Death of Aunt Charlotte's children—Jane Lee's master leaves the neighborhood—Nellie Johnson tries to escape to her old Virginia home.

"AUNT Charlotte, what became of your baby? were you blest to raise it?"

"No; my poor child died when it was two years old. Old marster's son was the father of my child."

"Did its father help to take care of it?"

"Why, no; he never noticed my child."

"Did you have any more children?"

"Yes; but they all died."

"Why could you not rear any of them?"

"La, me, child! they died for want of attention. I used to leave them alone half of the time. Sometimes old mistress would have some one to mind them till they got so they could walk, but after that they would have to paddle for themselves. I was glad the Lord took them, for I knowed they were better off with my blessed Jesus than with me."

Poor Charlotte Brooks! I can never forget how her eyes were filled with tears when she would speak of all her children: "Gone, and no one to care for me!" Sometimes she failed to come and see me (for she always visited me when she was able; never missed a day, unless she was sick, during the two years I lived near her). She was in poor health, and had no one to help her in her old age, when she really needed help. She had spent her life working hard for her masters, and after giving all of her youthful days to them was turned upon this cold, unfriendly world with nothing. She left her master's plantation with two blankets, and was several days on the road walking to get to the town of——, and, having become so exhausted, dropped them by the way-side. She said when she arrived at her destination she had nothing but the clothes she had on her back. She was then old and feeble.

I remember she used to come and beg me to save the stale coffee for her, saying she had not eaten any thing all day. Notwithstanding all of her poverty she was always rejoicing in the love of God. I asked her once whether she felt lonely in this unfriendly world.

She answered, "No, my dear; how can a child of God feel lonesome? My heavenly Father took care of me in slave-time. He led me all the way along, and now he has set me free, and I am free both in soul and body."

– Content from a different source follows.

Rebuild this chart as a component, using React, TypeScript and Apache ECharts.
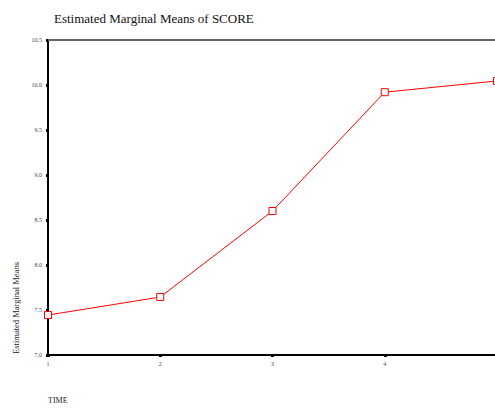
import React, { useEffect, useRef } from "react";
import * as echarts from "echarts";

// Estimated marginal means of SCORE for each TIME level
const timeLevels = ["1", "2", "3", "4", "5"];
const meanScores = [7.444, 7.644, 8.6, 9.92, 10.045];
const yTicks = [7.0, 7.5, 8.0, 8.5, 9.0, 9.5, 10.0, 10.5];

const SERIF = "Liberation Serif, DejaVu Serif, serif";

export default function App() {
  const ref = useRef<HTMLDivElement>(null);

  useEffect(() => {
    document.body.style.margin = "0";
    if (!ref.current) return;
    const chart = echarts.init(ref.current, null, { renderer: "svg" });
    chart.setOption({
      animation: false,
      backgroundColor: "#ffffff",
      title: {
        text: "Estimated Marginal Means of SCORE",
        left: 49,
        top: 7,
        textStyle: {
          fontFamily: SERIF,
          fontSize: 13,
          fontWeight: "normal",
          color: "#111",
        },
      },
      grid: {
        left: 48,
        top: 40,
        width: 449,
        height: 315,
        containLabel: false,
        outerBoundsMode: "none",
      },
      xAxis: [
        {
          type: "category",
          data: timeLevels,
          boundaryGap: false,
          position: "bottom",
          axisLine: { onZero: false, lineStyle: { color: "#000", width: 2 } },
          axisTick: { length: 2, alignWithLabel: true, lineStyle: { color: "#000", width: 3 } },
          axisLabel: {
            fontFamily: SERIF,
            fontSize: 6,
            color: "#444",
            margin: 6,
            showMaxLabel: false,
          },
          splitLine: { show: false },
        },
        {
          type: "category",
          data: timeLevels,
          boundaryGap: false,
          position: "top",
          axisLine: { lineStyle: { color: "#666", width: 2 } },
          axisTick: { show: false },
          axisLabel: { show: false },
        },
      ],
      yAxis: {
        type: "value",
        min: 7.0,
        max: 10.5,
        interval: 0.5,
        axisLine: { show: true, onZero: false, lineStyle: { color: "#000", width: 2 } },
        axisTick: { show: true, length: 2, lineStyle: { color: "#000", width: 3 } },
        axisLabel: {
          fontFamily: SERIF,
          fontSize: 6,
          color: "#444",
          margin: 6,
          formatter: (v: number) =>
            yTicks.some((t) => Math.abs(t - v) < 1e-9) ? v.toFixed(1) : "",
        },
        splitLine: { show: false },
      },
      graphic: [
        {
          type: "text",
          x: 16,
          y: 308,
          rotation: Math.PI / 2,
          style: {
            text: "Estimated Marginal Means",
            fontFamily: SERIF,
            fontSize: 8.5,
            fill: "#222",
            align: "center",
            verticalAlign: "middle",
          },
        },
        {
          type: "text",
          x: 48,
          y: 400,
          style: {
            text: "TIME",
            fontFamily: SERIF,
            fontSize: 8,
            fill: "#222",
            align: "left",
            verticalAlign: "middle",
          },
        },
      ],
      series: [
        {
          type: "line",
          data: meanScores,
          xAxisIndex: 0,
          symbol: "rect",
          symbolSize: 7,
          showAllSymbol: true,
          lineStyle: { color: "#ff0000", width: 1 },
          itemStyle: { color: "#ffffff", borderColor: "#ff0000", borderWidth: 1 },
          z: 5,
        },
      ],
    });
    return () => chart.dispose();
  }, []);

  return <div ref={ref} style={{ width: 495, height: 410 }} />;
}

She said, "I heard a preacher say once since I got free, 'Not a foot of land do I possess, not a cottage in the wilderness.' Just so it is with me; sometimes I don't have bread to eat; but I tell you, my soul is always feasting on my dear Jesus. Nobody knows what it is to taste of Jesus but them that has been washed by him. Many years ago, my white folks did not want me even to pray, and would whip me for praying, saying it was foolishness for me to pray. But the more old marster whipped me the more I'd pray. Sometimes he'd put me in jail; but, la, me! it did not stop me from praying. I'd kneel down on the jail floor and pray often, and nearly all day Sundays. I'd fall asleep sometimes praying. Old marster would come and call me about sundown. He would always call out loud before he got to the jail to let me know he was coming. I could always tell his walk. I tell you, I used to feel rested and good when he let me out. He let me go so I could always be ready to go to work on Monday morning. One Sunday night, just as I got to my door, Aunt Jane met me. I was just coming from the jail, too. I knowed Aunt Jane was coming to hold prayer-meeting, and I hurried. If old marster heard us he would put me in jail the next Sunday morning; but, child, that did not stop me; I was always ready for the prayer-meeting. I told Aunt Jane I had been in jail all day, and it was a happy day in jail, too.

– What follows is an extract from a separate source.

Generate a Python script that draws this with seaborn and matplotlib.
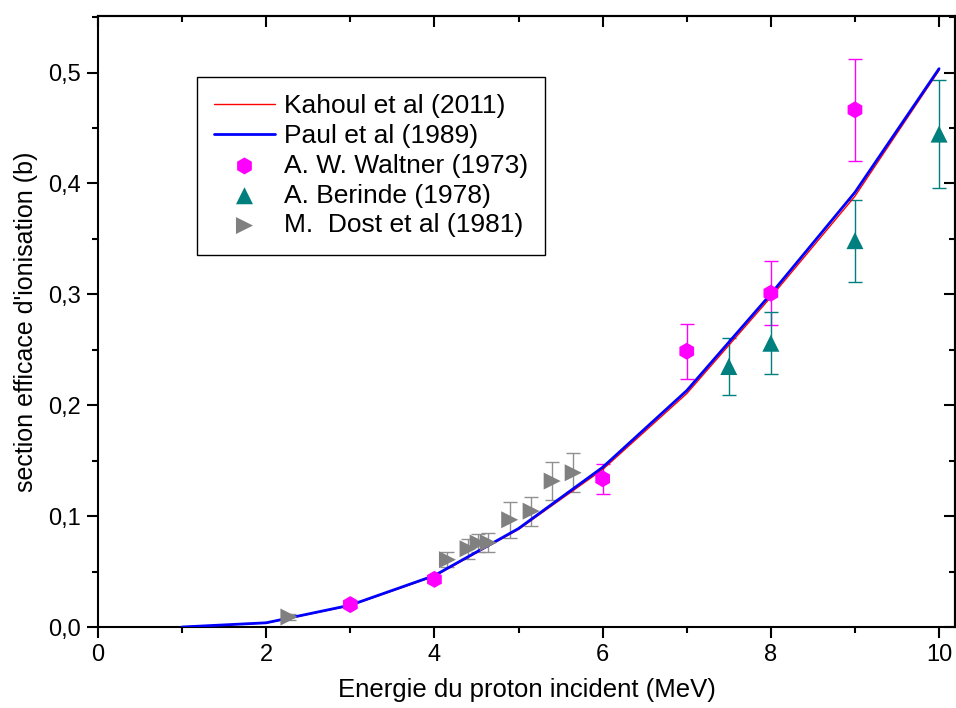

"Aunt Jane's white folks was not so hard on her as mine was. They did not let her go off at night, but she would slip away and come and lead prayer-meeting at my house. She always brought her Bible and hymn-book. She read to us that night something like this: 'I know my Redeemer lives.' "

I said to her, "O, yes, Aunt Charlotte; I remember it very well. It is in the book of Job, nineteenth chapter, twenty-fifth verse."

"Well, it has been so long since I heard it read. Wont you get the Bible and please read it for me?"